There are few things in life more satisfying than baking your own bread. The process of making the dough is full of violent kneading and pounding, allowing one a thinly veiled cover for expelling the weeks frustrations on a Saturday morning (because when else do you have time to bake bread?). Whilst the bread is baking the oven, the smell eminating is so delicious that the entire neighboured salivates at the prospect and admires your domesticity. Then finally, once the bread is completed you really feel very proud of yourself and utterly convinced of your own self-sufficiency. You are a domestic goddess. You have baked your own bread! What can be more wonderful.
As you may be able to tell, I don’t go through the rigmarol very often (laziness again).
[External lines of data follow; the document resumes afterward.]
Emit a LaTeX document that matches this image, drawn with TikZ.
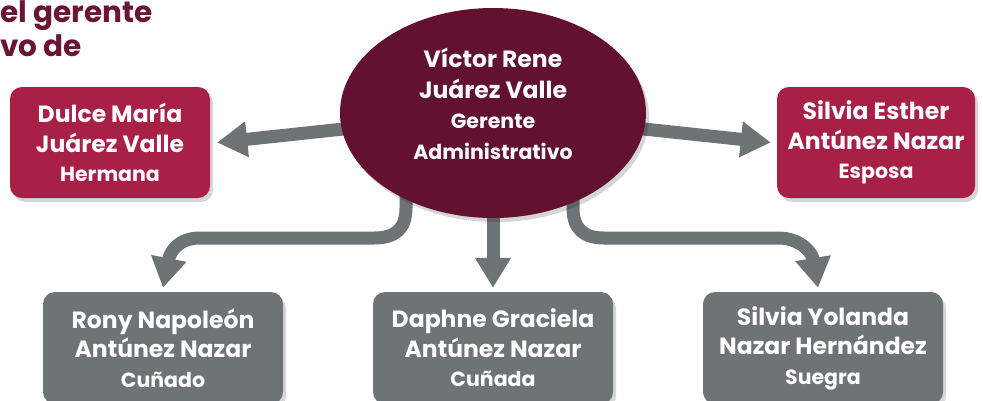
\documentclass[tikz,border=0pt]{standalone}
\usepackage{fontspec}
\setmainfont{Poppins}
\usetikzlibrary{arrows.meta,shapes.geometric,shadows,calc}
\definecolor{ceoC}{HTML}{621131}
\definecolor{redC}{HTML}{A81F48}
\definecolor{grayC}{HTML}{6E7476}
\definecolor{titleC}{HTML}{6B1534}
\newcommand{\rolefont}{\fontsize{20.5}{29}\selectfont}
\tikzset{
  shad/.style={drop shadow={shadow xshift=3pt,shadow yshift=-4pt,opacity=0.16,fill=black}},
  redbox/.style={shad,rectangle,rounded corners=12pt,fill=redC,text=white,align=center,inner sep=0pt,font=\bfseries\fontsize{23.5}{29.5}\selectfont},
  graybox/.style={shad,rectangle,rounded corners=12pt,fill=grayC,text=white,align=center,inner sep=0pt,minimum width=240pt,minimum height=112pt,font=\bfseries\fontsize{23.5}{29.5}\selectfont},
  ceoshape/.style={shad,ellipse,fill=ceoC,inner sep=0pt,minimum width=306pt,minimum height=210pt},
  ceotxt/.style={text=white,align=center,inner sep=0pt,font=\bfseries\fontsize{23.5}{30.5}\selectfont},
  conn/.style={draw=grayC,line width=13pt,-{Triangle[length=30pt 0,width=34pt 0]}},
  titletxt/.style={text=titleC,inner sep=0pt,font=\bfseries\fontsize{29.5}{30}\selectfont}
}
\begin{document}
\begin{tikzpicture}[x=1pt,y=-1pt]
\useasboundingbox (0,0) rectangle (983,400);
\node[titletxt,anchor=base west] (t1) at (0,22) {el gerente};
\node[titletxt,anchor=base west] (t2) at (0,56) {vo de};

\node[redbox,minimum width=200pt,minimum height=111pt] (dulce) at (110,142.5)
  {Dulce María\\Juárez Valle\hspace{0.6em}\\{\rolefont Hermana}};
\node[redbox,minimum width=198pt,minimum height=111pt] (esther) at (876,142.5)
  {Silvia Esther\\Antúnez Nazar\hspace{0.6em}\\{\rolefont Esposa}};
\node[graybox] (rony) at (163,348)
  {Rony Napoleón\\Antúnez Nazar\hspace{0.6em}\\{\rolefont Cuñado}};
\node[graybox] (daphne) at (493,348)
  {Daphne Graciela\\Antúnez Nazar\hspace{0.6em}\\{\rolefont Cuñada}};
\node[graybox] (yolanda) at (823,348)
  {Silvia Yolanda\\Nazar Hernández\hspace{0.6em}\\{\rolefont Suegra}};

\coordinate (ceoc) at (493,113);
\coordinate (l1) at (406,180);
\coordinate (r1) at (573,185);
\draw[conn] (ceoc) -- ([xshift=7pt]dulce.east);
\draw[conn] (ceoc) -- ([xshift=-6pt]esther.west);
\draw[conn] (ceoc) -- ([yshift=4pt]daphne.north);
\draw[conn] (l1) -- (406,208) .. controls (406,230) and (394,238) .. (374,238) -- (200,238) .. controls (178,238) and (170,252) .. ([yshift=4pt]rony.north);
\draw[conn] (r1) -- (573,208) .. controls (573,230) and (585,238) .. (604,238) -- (778,238) .. controls (800,238) and (812,252) .. ([xshift=-5pt,yshift=4pt]yolanda.north);

\node[ceoshape] (ceo) at (ceoc) {};
\node[ceotxt] (ceotext) at (493,104)
  {Víctor Rene\\Juárez Valle\\{\rolefont Gerente}\\{\rolefont Administrativo}};
\end{tikzpicture}
\end{document}
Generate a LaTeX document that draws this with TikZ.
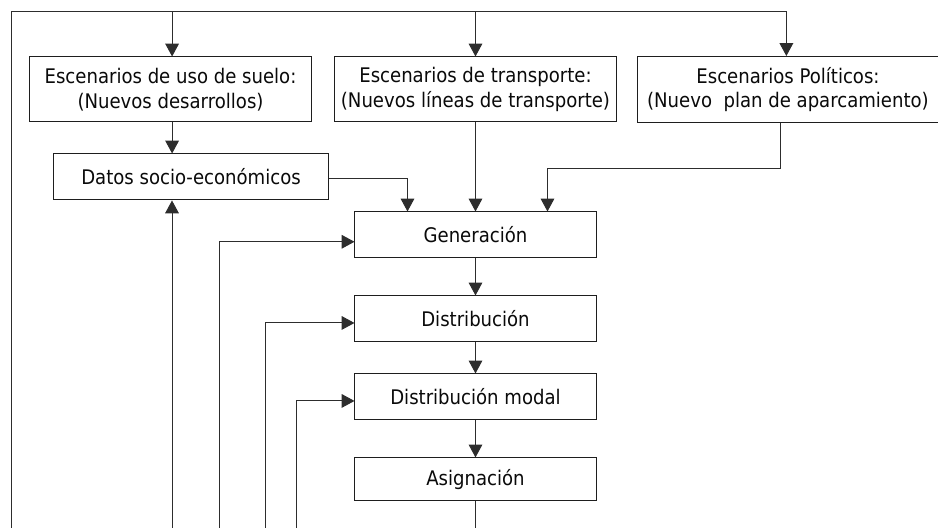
\documentclass[tikz,border=0pt]{standalone}
\usepackage{fontspec}
\setmainfont{DejaVu Sans Condensed}
\usetikzlibrary{arrows.meta,positioning,calc}
\definecolor{lineclr}{RGB}{45,45,45}
\definecolor{boxbdr}{RGB}{30,30,30}
\definecolor{txtclr}{RGB}{10,10,10}
\tikzset{
  scnbox/.style={rectangle,draw=boxbdr,fill=white,line width=0.7pt,
    minimum width=7.05cm,minimum height=1.625cm,
    font=\fontsize{14.3}{17.5}\selectfont,align=center,text=txtclr,inner sep=2pt},
  wscn/.style={scnbox,minimum width=7.525cm,minimum height=1.65cm},
  stgbox/.style={rectangle,draw=boxbdr,fill=white,line width=0.7pt,
    minimum width=6.025cm,minimum height=1.15cm,
    font=\fontsize{14.3}{17.5}\selectfont,align=center,text=txtclr},
  arr/.style={-{Triangle[length=0.32cm,width=0.34cm]},line width=0.7pt,color=lineclr},
  ln/.style={line width=0.7pt,color=lineclr},
}
\begin{document}
\begin{tikzpicture}
  \useasboundingbox (0,0) rectangle (23.45,13.2);
  % scenarios
  \node[scnbox] (esc1) at (4.2625,10.9625) {Escenarios de uso de suelo:\\(Nuevos desarrollos)};
  \node[scnbox,right=0.55cm of esc1] (esc2) {Escenarios de transporte:\\(Nuevos líneas de transporte)};
  \node[wscn,right=0.5cm of esc2]   (esc3) {Escenarios Políticos:\\(Nuevo\ \ plan de aparcamiento)};
  \node[stgbox,minimum width=6.875cm,anchor=north west] (datos)
       at ([shift={(0.6cm,-0.775cm)}]esc1.south west) {Datos socio-económicos};
  % model stages
  \node[stgbox,below=2.225cm of esc2] (gen)   {Generación};
  \node[stgbox,below=0.925cm of gen]  (dist)  {Distribución};
  \node[stgbox,below=0.775cm of dist] (modal) {Distribución modal};
  \node[stgbox,below=0.925cm of modal,minimum height=1.075cm] (asig) {Asignación};

  \coordinate (ftop) at (0.275,12.9);
  \coordinate (fbot) at (0.275,0);
  \coordinate (b1) at (4.3,0);
  \coordinate (b2) at (5.475,0);
  \coordinate (b3) at (6.625,0);
  \coordinate (b4) at (7.4,0);

  \draw[arr] (fbot) |- ([xshift=-0.04cm]esc3.north |- ftop) -- ([xshift=-0.04cm]esc3.north);
  \draw[arr] ([xshift=0.04cm]esc1.north |- ftop) -- ([xshift=0.04cm]esc1.north);
  \draw[arr] (esc2.north |- ftop) -- (esc2.north);
  \draw[arr] ([xshift=0.04cm]esc1.south) -- ([xshift=0.04cm]esc1.south |- datos.north);
  \draw[arr] ([yshift=-0.05cm]datos.east) -| ([xshift=1.325cm]gen.north west);
  \draw[arr] (esc2) -- (gen);
  \draw[arr] ([xshift=-0.19cm]esc3.south) -- ++(0,-1.15) -| ([xshift=-1.225cm]gen.north east);
  \draw[arr] (gen) -- (dist);
  \draw[arr] (dist) -- (modal);
  \draw[arr] (modal) -- (asig);
  \draw[ln] (asig.south) -- (asig.south |- fbot);
  % feedback
  \draw[arr] (b1) -- (b1 |- datos.south);
  \draw[arr] (b2) |- ([yshift=-0.17cm]gen.west);
  \draw[arr] (b3) |- ([yshift=-0.1cm]dist.west);
  \draw[arr] (b4) |- ([yshift=-0.1cm]modal.west);
\end{tikzpicture}
\end{document}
But as the point of this blog is to force me to do the things that I ought and want to do, I decided that I would bake some delicious bread as an accompaniment to some simple soup to feed a friend that was coming for dinner.
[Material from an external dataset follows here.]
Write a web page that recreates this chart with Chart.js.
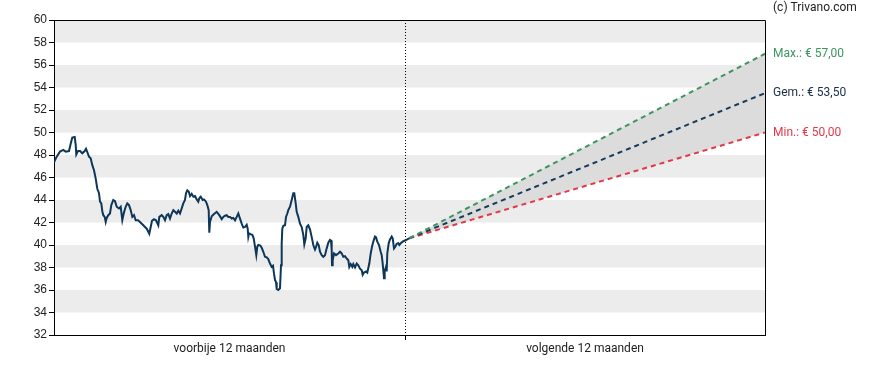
<!DOCTYPE html>
<html lang="nl">
<head>
<meta charset="UTF-8">
<title>Koersverwachting</title>
<script src="https://cdn.jsdelivr.net/npm/chart.js"></script>
<style>
    body { margin: 0; background: #ffffff; }
    #wrap { width: 888px; height: 370px; }
</style>
</head>
<body>
<div id="wrap"><canvas id="chart" width="888" height="370"></canvas></div>
<script>
// days relative to today (0), past prices in euro
const pastDays = [
    -351, -348.3, -345, -341.7, -339.3, -336, -334.3, -332.7, -330.3, -329.3, -328.7, -327, -325, -322.7, -320.3, -319, -317.7, -316, -314.3, -312.7,
    -311, -309.3, -307.7, -306, -305, -303.7, -302.7, -301.7, -300.3, -299.3, -298.3, -296.7, -295, -293.7, -291.7, -290, -288.3, -286, -284.3, -282.7,
    -281, -279.3, -277.7, -276, -274.3, -272.7, -271, -269.3, -267, -265,
    -261.7, -258.3, -255.7, -254.3, -253, -251, -249, -246.7, -245.7, -243.3, -241.7, -240, -238.3, -236.7, -235, -233.3, -231.7, -230, -228.3, -226.7,
    -225, -223.3, -221.7, -220, -219, -217.7, -216.3, -215, -213.3, -211.7, -210, -208.3, -206.7, -205.7, -204.3, -202.3, -201, -199, -197.7, -196.3,
    -195.7, -195, -193.3, -191, -188.3, -185.7, -183.3, -181.7,
    -180, -178.3, -176.7, -175, -173.3, -171.7, -170, -168.3, -166.7, -165, -163.3, -161.7, -160, -158.3, -157.3, -156.7, -156, -154, -152.7, -151.3,
    -150, -148.7, -147.7, -146.7, -144.7, -143.3, -141.7, -140, -138.3, -136.7, -135, -133.3, -132, -131, -130, -129, -128.3, -126.7, -125, -124,
    -123.3, -122.7, -121.7, -120, -119, -117.7, -116.7, -115, -113.3, -111.7, -110.7, -109.3, -108.3, -106.7, -105, -103.3, -101.7, -100.7, -99.3, -98.3,
    -96.7,
    -95, -93.3, -91.7, -90, -89, -87.7, -86.3, -85, -83.3, -81.7, -80, -78.3, -76.7, -75, -74, -73.3, -73, -72.3, -71, -69,
    -66.7, -65, -63.3, -61.7, -60, -58.3, -56.7, -55.7, -54.3, -52.7, -51.7, -50, -48.3, -46.7, -45, -43.3, -42.3, -41, -39, -37.7,
    -35.7, -34.3, -33, -31.7, -30, -29, -27.7, -26, -24.3, -23.3, -22.3, -21.7, -21, -20.3, -19, -18.3, -17.7, -16.3, -15, -13.3,
    -12.3, -11, -9.7, -8.3, -6.7, -5.7, -4.3, -2.3, 0, 2.3, 4.3
];
const pastPrices = [
    47.35, 47.85, 48.3, 48.45, 48.3, 48.35, 49.0, 49.55, 49.6, 48.9, 48.05, 48.35, 48.35, 48.15, 48.35, 48.55, 48.25, 47.85, 47.7, 47.1,
    46.65, 45.9, 45.0, 44.6, 43.85, 43.7, 43.0, 42.65, 42.5, 42.05, 42.4, 42.65, 42.8, 43.55, 44.0, 43.9, 43.4, 43.25, 43.4, 42.2,
    42.9, 43.4, 43.7, 43.55, 43.1, 42.5, 42.65, 42.2, 42.2, 42.05,
    41.75, 41.45, 41.0, 41.6, 42.15, 42.3, 42.2, 41.75, 42.5, 42.65, 42.5, 42.2, 42.65, 42.75, 42.35, 42.8, 43.1, 42.95, 42.8, 43.05,
    42.8, 43.25, 43.7, 44.0, 44.6, 44.85, 44.75, 44.35, 44.55, 44.3, 44.35, 44.05, 43.85, 44.15, 44.3, 44.0, 44.05, 43.85, 43.55, 43.1,
    41.1, 42.05, 42.55, 42.75, 42.95, 42.65, 42.3, 42.5,
    42.6, 42.65, 42.5, 42.5, 42.35, 42.4, 42.2, 42.5, 42.8, 42.35, 41.9, 41.55, 41.6, 41.8, 41.45, 40.75, 41.05, 40.95, 40.9, 40.6,
    39.85, 39.1, 39.85, 40.0, 39.95, 39.75, 39.4, 38.95, 38.9, 38.75, 38.35, 38.05, 38.15, 37.45, 36.9, 36.7, 36.1, 36.0, 36.15, 38.2,
    40.15, 41.45, 41.7, 41.75, 42.5, 42.8, 43.1, 43.4, 44.0, 44.6, 44.6, 43.7, 42.95, 42.5, 41.9, 41.6, 40.9, 40.05, 40.6, 41.6,
    41.75,
    41.4, 40.7, 40.0, 39.6, 39.8, 40.2, 40.0, 39.4, 39.1, 38.95, 39.1, 39.7, 40.2, 40.45, 40.4, 39.55, 38.2, 38.65, 39.25, 39.1,
    39.25, 39.4, 39.25, 38.95, 39.0, 38.8, 38.65, 38.05, 38.3, 38.05, 38.3, 38.0, 38.35, 38.2, 37.9, 37.75, 37.35, 37.55, 37.65, 37.55,
    38.35, 39.25, 39.85, 40.3, 40.75, 40.7, 40.3, 40.0, 39.4, 39.1, 38.35, 37.75, 37.05, 37.65, 38.05, 37.65, 39.25, 40.15, 40.5, 40.75,
    40.6, 39.7, 39.85, 40.1, 40.15, 40.0, 40.15, 40.3, 40.4, 40.5, 40.6
];

// forecast: start -> end of next 12 months
const forecastDays = [4.3, 360];
const forecastMax = [40.6, 57.0];
const forecastAvg = [40.6, 53.5];
const forecastMin = [40.6, 50.0];
const targetLabels = ['Max.: € 57,00', 'Gem.: € 53,50', 'Min.: € 50,00'];
const targetValues = [57.0, 53.5, 50.0];
const targetColors = ['#3c9460', '#1a2e48', '#e3384a'];
const periodLabels = ['voorbije 12 maanden', 'volgende 12 maanden'];
const xRange = [-351, 360];
const yTicks = [32, 60, 2];

function toPoints(xs, ys) {
    const out = [];
    for (let i = 0; i < Math.min(xs.length, ys.length); i++) out.push({ x: xs[i], y: ys[i] });
    return out;
}

// grey bands, dotted "today" line, frame and side labels
const bandsPlugin = {
    id: 'bands',
    beforeDraw(chart) {
        const { ctx, chartArea: a, scales: { x, y } } = chart;
        ctx.save();
        ctx.fillStyle = '#ececec';
        for (let v = yTicks[0] + 2; v < yTicks[1]; v += 4) {
            const top = y.getPixelForValue(v + 2);
            const bot = y.getPixelForValue(v);
            ctx.fillRect(a.left, top, a.right - a.left, bot - top);
        }
        const x0 = Math.round(x.getPixelForValue(0)) + 0.5;
        ctx.strokeStyle = '#000';
        ctx.lineWidth = 1;
        ctx.setLineDash([1, 2]);
        ctx.beginPath();
        ctx.moveTo(x0, a.top);
        ctx.lineTo(x0, a.bottom);
        ctx.stroke();
        ctx.restore();
    },
    afterDraw(chart) {
        const { ctx, chartArea: a, scales: { y } } = chart;
        ctx.save();
        ctx.strokeStyle = '#000';
        ctx.lineWidth = 1;
        ctx.beginPath();
        ctx.moveTo(Math.round(a.left) + 0.5, Math.round(a.top) + 0.5);
        ctx.lineTo(Math.round(a.right) + 0.5, Math.round(a.top) + 0.5);
        ctx.lineTo(Math.round(a.right) + 0.5, Math.round(a.bottom) + 0.5);
        ctx.stroke();

        ctx.font = '12px Roboto';
        ctx.textBaseline = 'middle';
        ctx.textAlign = 'left';
        for (let i = 0; i < targetLabels.length; i++) {
            ctx.fillStyle = targetColors[i];
            ctx.fillText(targetLabels[i], a.right + 8, y.getPixelForValue(targetValues[i]));
        }
        ctx.fillStyle = '#222';
        ctx.fillText('(c) Trivano.com', a.right + 8, 8);
        ctx.restore();
    }
};

const dash = [5, 4];

new Chart(document.getElementById('chart'), {
    type: 'line',
    data: {
        datasets: [
            {
                data: toPoints(pastDays, pastPrices),
                borderColor: '#0d3658',
                borderWidth: 2,
                pointRadius: 0,
                tension: 0,
                fill: false
            },
            {
                data: toPoints(forecastDays, forecastMax),
                borderColor: '#3c9460',
                borderWidth: 2,
                borderDash: dash,
                pointRadius: 0,
                fill: '+2',
                backgroundColor: '#dcdcdc'
            },
            {
                data: toPoints(forecastDays, forecastAvg),
                borderColor: '#163a5c',
                borderWidth: 2,
                borderDash: dash,
                pointRadius: 0,
                fill: false
            },
            {
                data: toPoints(forecastDays, forecastMin),
                borderColor: '#e3384a',
                borderWidth: 2,
                borderDash: dash,
                pointRadius: 0,
                fill: false
            }
        ]
    },
    options: {
        responsive: false,
        animation: false,
        layout: { padding: { left: 0, right: 123, top: 20, bottom: 0 } },
        plugins: {
            legend: { display: false },
            tooltip: { enabled: false },
            filler: { drawTime: 'beforeDatasetsDraw' }
        },
        scales: {
            x: {
                type: 'linear',
                min: xRange[0],
                max: xRange[1],
                afterFit(scale) { scale.height = 35; },
                afterBuildTicks(scale) {
                    scale.ticks = [
                        { value: xRange[0] / 2 },
                        { value: 0 },
                        { value: xRange[1] / 2 }
                    ];
                },
                grid: {
                    drawOnChartArea: false,
                    tickLength: 5,
                    color: ctx => (ctx.tick && ctx.tick.value === 0 ? '#000' : 'rgba(0,0,0,0)')
                },
                border: { color: '#000', width: 1 },
                ticks: {
                    autoSkip: false,
                    maxRotation: 0,
                    padding: 2,
                    color: '#222',
                    font: { family: 'Roboto', size: 12 },
                    callback: v => (v < 0 ? periodLabels[0] : v > 0 ? periodLabels[1] : '')
                }
            },
            y: {
                min: yTicks[0],
                max: yTicks[1],
                afterFit(scale) { scale.width = 54; },
                grid: {
                    drawOnChartArea: false,
                    tickLength: 5,
                    color: '#000'
                },
                border: { color: '#000', width: 1 },
                ticks: {
                    stepSize: yTicks[2],
                    padding: 2,
                    color: '#222',
                    font: { family: 'Liberation Sans', size: 12 }
                }
            }
        }
    },
    plugins: [bandsPlugin]
});
</script>
</body>
</html>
The following recipe is adapted (but just barely) from Jamie Oliver’s “Gennaro Bread” in The Return of the Naked Chef.
- 30g/1oz fresh yeast or 3x 7g sachets dried yeast
- 30g honey
- 625ml (just over a pint) tepid water
- 1kg (just over 2lb) strong bread flour
- 30g/1oz salt
- 400g mixed cheeses (I used parmasan, fontina, gouda and gorgonzola), grated or torn up
- 4 large egg yolks
- 10 slices proscuitto
- 1 handful of basil, torn up.
Firstly, prepare all your ingredients so they are ready to add to the flour: grate and crumble all your cheese and tear up your proscuitto and basil.
Then, dissolve the yeast and honey in half the tepid water.
In a very large bowl (or on a clean surface) make a pile of the flour, salt, cheese, proscuitto, and basil. Make a well in the centre and pour in all the dissolved yeast mixture. With four fingers of one hand, make circular movements from the centre outwards, slowing bringing in more and more of the flour until all the yeast mixture is soaked up. Then pour in the other half of the tepid water and the egg yolks into the centre and gradually incorporate all the flour to make a moist dough. (Certain flours may need a little more flour, so adjust until you have the right consistency).
Then comes the kneading! This is fun, but it don’t half get tiring. However you mustn’t stop! Roll, push and fold the dough over and over for at least 5 minutes. This develops the gluten and structure of the dough. If the dough sticks to your hands (which it will), just rub them together with a little extra flour.
Flour your hands well, and lightly flour the top of the dough. Make it into a roundish shape and place on a baking tray. Deeply score a cross into the dough with a knife – this will allow it to relax and prove with ease. Leave it to prove in a warm, moist, draught-free place until it’s doubled in size. If you want to speed things up then cover it with cling-film. This will take around 40 minutes or so.
When the dough has doubled in size you need to knock the air out of it by bashing it around for a minute. Now you can shape it into whatever shape is required. I put mine into little ramekins and made mini loafs, which were really cute. This mixture made 8 little loafs. I reckon they would make lovely bread rolls as well. Once you’ve separated the dough, leave them to prove for a second time until they double in size again.
Now cook your loaves in a preheated oven for around 30 minutes at 220°C/425°F/gas 7. Make sure you transfer the loaves to the oven carefully, you want to keep the air inside the loaves. You can tell if your bread is cooked by tapping the bottom of the loaf. If it sounds hollow then it is cooked. If it doesn’t then pop it back in for a little longer.
We had the bread with soup and it was really good. However, it was even better toasted and smeared with butter this morning. You’ll love it!